[REQUIRED TASK] Locate and copy all lines bearing the word "this".

** START PROVIDED ENTRIES **

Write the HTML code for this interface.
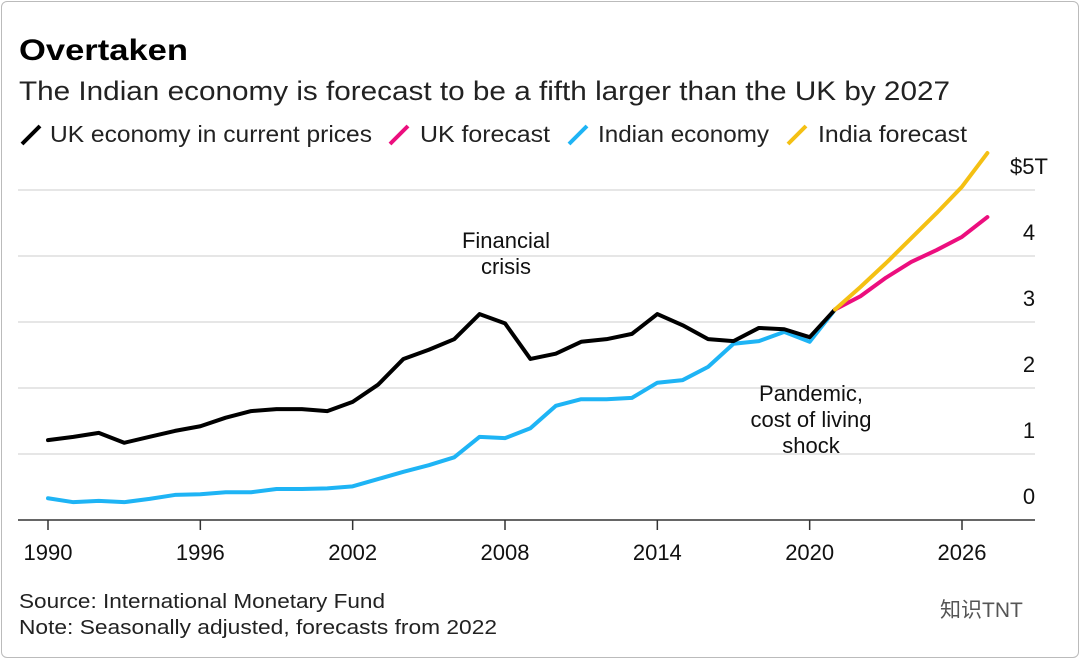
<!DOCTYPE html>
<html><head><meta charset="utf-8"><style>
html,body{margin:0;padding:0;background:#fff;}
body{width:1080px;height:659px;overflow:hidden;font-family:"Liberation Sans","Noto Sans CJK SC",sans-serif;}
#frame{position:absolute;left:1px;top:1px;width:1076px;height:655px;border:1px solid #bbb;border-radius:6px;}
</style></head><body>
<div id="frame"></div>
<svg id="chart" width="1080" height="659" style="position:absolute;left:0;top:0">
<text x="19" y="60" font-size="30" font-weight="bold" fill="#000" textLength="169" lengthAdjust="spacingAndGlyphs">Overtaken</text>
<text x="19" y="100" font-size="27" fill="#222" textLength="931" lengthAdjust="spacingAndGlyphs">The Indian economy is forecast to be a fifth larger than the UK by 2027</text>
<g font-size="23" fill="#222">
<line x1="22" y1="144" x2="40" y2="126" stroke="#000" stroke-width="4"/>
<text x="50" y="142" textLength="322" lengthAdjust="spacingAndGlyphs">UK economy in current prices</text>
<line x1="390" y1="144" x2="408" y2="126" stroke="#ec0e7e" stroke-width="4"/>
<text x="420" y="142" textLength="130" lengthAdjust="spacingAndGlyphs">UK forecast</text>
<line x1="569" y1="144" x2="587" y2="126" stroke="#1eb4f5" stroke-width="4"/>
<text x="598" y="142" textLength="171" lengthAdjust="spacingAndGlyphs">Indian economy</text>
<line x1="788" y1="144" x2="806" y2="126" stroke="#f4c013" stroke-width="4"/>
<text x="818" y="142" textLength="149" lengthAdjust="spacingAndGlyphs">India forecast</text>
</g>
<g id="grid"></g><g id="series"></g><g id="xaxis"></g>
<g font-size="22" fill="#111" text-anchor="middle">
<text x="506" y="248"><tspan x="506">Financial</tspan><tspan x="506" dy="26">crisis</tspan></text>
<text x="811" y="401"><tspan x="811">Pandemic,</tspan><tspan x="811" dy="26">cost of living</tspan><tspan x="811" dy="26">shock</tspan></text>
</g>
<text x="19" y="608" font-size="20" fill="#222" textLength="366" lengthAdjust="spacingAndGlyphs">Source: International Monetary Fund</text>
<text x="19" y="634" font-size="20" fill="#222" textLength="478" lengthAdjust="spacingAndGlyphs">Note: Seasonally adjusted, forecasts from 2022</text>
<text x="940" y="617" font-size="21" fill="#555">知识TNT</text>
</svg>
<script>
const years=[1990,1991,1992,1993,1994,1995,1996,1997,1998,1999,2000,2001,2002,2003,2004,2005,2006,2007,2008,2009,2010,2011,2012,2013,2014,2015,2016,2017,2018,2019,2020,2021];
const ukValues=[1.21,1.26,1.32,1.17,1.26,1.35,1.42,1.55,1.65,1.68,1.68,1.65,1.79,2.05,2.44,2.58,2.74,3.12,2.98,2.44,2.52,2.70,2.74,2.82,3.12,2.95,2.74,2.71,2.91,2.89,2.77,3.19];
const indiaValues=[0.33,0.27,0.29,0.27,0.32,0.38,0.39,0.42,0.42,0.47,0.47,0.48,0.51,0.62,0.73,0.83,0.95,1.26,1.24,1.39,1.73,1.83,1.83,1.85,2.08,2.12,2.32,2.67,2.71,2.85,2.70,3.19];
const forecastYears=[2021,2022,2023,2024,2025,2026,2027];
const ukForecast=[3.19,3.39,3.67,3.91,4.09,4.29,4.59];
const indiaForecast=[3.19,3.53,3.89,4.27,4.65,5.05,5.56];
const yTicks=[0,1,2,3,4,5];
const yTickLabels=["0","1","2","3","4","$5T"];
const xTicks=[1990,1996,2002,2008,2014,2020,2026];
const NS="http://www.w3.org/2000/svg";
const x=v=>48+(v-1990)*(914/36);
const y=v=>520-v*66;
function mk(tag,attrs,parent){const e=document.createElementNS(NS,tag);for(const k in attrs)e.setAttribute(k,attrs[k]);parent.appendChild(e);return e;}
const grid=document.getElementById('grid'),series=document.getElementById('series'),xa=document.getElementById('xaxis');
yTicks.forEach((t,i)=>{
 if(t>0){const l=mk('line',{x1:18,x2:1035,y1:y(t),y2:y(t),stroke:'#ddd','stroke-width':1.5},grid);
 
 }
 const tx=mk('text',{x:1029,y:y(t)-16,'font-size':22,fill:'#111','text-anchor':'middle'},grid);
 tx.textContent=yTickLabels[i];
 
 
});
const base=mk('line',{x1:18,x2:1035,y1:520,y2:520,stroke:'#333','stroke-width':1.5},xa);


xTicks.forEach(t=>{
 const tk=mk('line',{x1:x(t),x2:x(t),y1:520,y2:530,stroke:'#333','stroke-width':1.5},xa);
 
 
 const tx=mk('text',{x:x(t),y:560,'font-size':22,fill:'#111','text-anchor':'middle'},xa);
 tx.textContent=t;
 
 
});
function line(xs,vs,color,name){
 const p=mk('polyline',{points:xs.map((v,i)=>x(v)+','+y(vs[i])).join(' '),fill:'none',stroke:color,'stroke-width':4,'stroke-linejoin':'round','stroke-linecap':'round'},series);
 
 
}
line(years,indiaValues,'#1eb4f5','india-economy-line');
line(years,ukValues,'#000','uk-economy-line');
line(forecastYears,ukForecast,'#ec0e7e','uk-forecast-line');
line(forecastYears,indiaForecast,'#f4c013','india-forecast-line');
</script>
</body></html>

** END PROVIDED ENTRIES **
** START PROVIDED ENTRIES **

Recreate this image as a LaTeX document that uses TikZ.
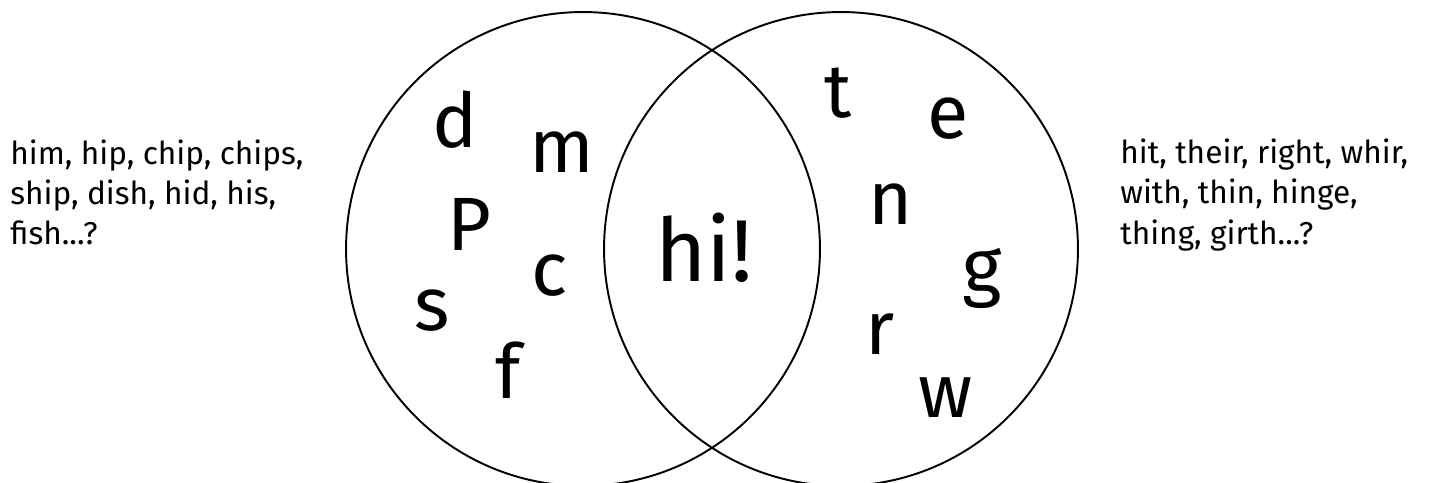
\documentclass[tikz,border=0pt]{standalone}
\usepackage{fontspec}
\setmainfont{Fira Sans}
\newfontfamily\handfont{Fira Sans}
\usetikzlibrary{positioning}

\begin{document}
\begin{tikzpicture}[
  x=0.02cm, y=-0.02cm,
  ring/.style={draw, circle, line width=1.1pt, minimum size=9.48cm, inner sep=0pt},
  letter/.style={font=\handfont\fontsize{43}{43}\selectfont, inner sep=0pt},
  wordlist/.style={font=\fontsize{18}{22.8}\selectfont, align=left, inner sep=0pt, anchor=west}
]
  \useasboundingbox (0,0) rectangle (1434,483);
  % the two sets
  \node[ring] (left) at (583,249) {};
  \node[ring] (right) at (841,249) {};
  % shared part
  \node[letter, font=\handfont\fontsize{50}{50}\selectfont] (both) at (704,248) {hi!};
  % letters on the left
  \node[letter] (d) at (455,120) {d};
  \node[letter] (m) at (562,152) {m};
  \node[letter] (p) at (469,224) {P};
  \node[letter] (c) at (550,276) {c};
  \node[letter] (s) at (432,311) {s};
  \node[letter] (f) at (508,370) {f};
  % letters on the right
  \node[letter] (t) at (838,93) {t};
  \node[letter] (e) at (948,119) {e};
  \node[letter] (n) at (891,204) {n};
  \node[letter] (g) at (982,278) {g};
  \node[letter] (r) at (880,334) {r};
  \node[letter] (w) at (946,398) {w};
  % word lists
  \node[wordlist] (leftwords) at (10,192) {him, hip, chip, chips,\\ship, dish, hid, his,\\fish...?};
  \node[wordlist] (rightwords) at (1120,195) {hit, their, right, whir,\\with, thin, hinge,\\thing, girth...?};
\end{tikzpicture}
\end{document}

** END PROVIDED ENTRIES **

[TASK ANSWER]
Write the HTML code for this interface.
Recreate this image as a LaTeX document that uses TikZ.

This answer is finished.